Weekend gone we retired our "jumbo jets" (aka 41k chassis) in favour of 26k appliances running R80.30 take 155 and 3.10 kernel.
Main drive were the limitations presented by scalable platform SP :
- we wanted to run virtual router in our VSX and that's not supported in SP
- we are not able to upgrade to R80.xSP train for multiple limitations therefore in R76SP50 we:
- were lacking FQDN objects
- were lacking Updatable objects
- had IA performance issues / CPU usage
- had 32bit kernel limitations
- troubleshooting cases with flow corrections between SGM blades proved to be cumbersome and tweaking a box would take considerable amount of hours in our environment. To give one example we had a case when certain TCP RST conditions were met, connection got "stuck" in corrected SGM and never released ending up in consuming all high ports for a particular client connections and eventually stopping traffic from that host (it was load balancer representing many clients so high ports were frequently reused)
- most importantly lack of freely available administrators that were able to maintain SP platform - we could not find anyone to replace admins that left our team. This created a major threat to contingency plans
So the decision was made to move back to appliances. At the time we were seeing total backplane traffic in the chassis across all SGMs closing to 40Gbps. So we had no choice but to get 26000 which promised 100Gbps pure FW throughput:
Well. I guess all these years working with CP, you need to take all the numbers with pinch of salt.
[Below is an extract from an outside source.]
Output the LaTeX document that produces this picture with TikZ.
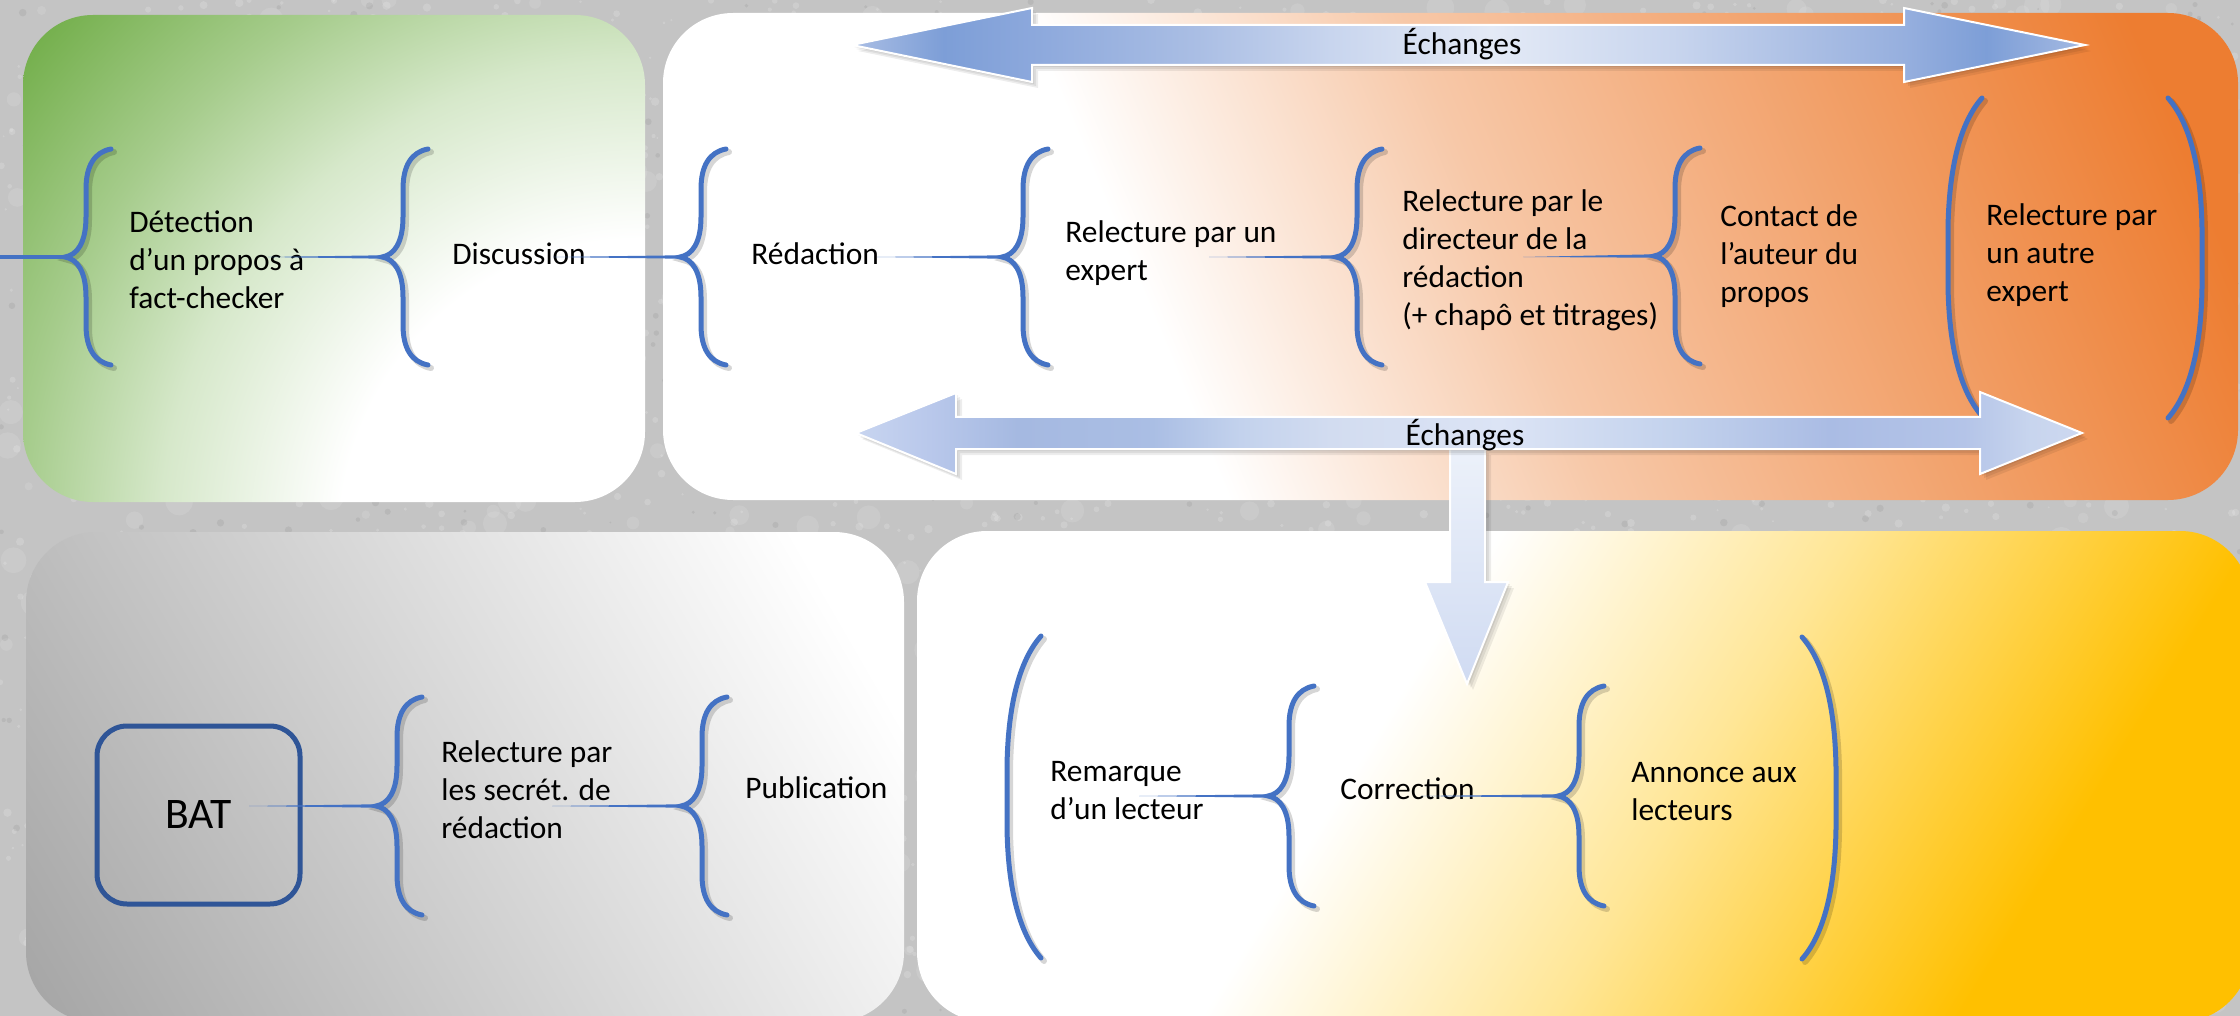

What's the reality after running with it for couple of days? I personally don't think we will be able to push it beyond 60Gbps.
Why, the red line in the screenshot below represents time stamp when:
- total throughput was just under 20Gbps
- total concurrent connections was just over 1M
- total connection rate was 30k cps
- acceleration across all VSes was > 90%
- only FW and IA blades used
If I take average CPU usage across all 72 cores it works out approx 30% so I could "guestimate" that we could triple performance of the box before it maxes out in our environment:
Was it worth the upgrade as 41k easily would have done the same job performance wise or even better?
I have to admit that (lack of) SP platform admin availability plus the gain of FQDN and updatable objects and Virtual Router justified it for us. It might be short-lived due to capacity limitations but puts us in right direction. I have to admit that I'm glad to be moving away from SP. I don't think it's mature enough, just like VSX as a product was 7 years ago before reaching R77.30.
I would love to hear from those using VSX on open server HW and running R80.30 - how's the performance on those? I have heard that open servers outperform appliances by huge mile by using faster CPUs.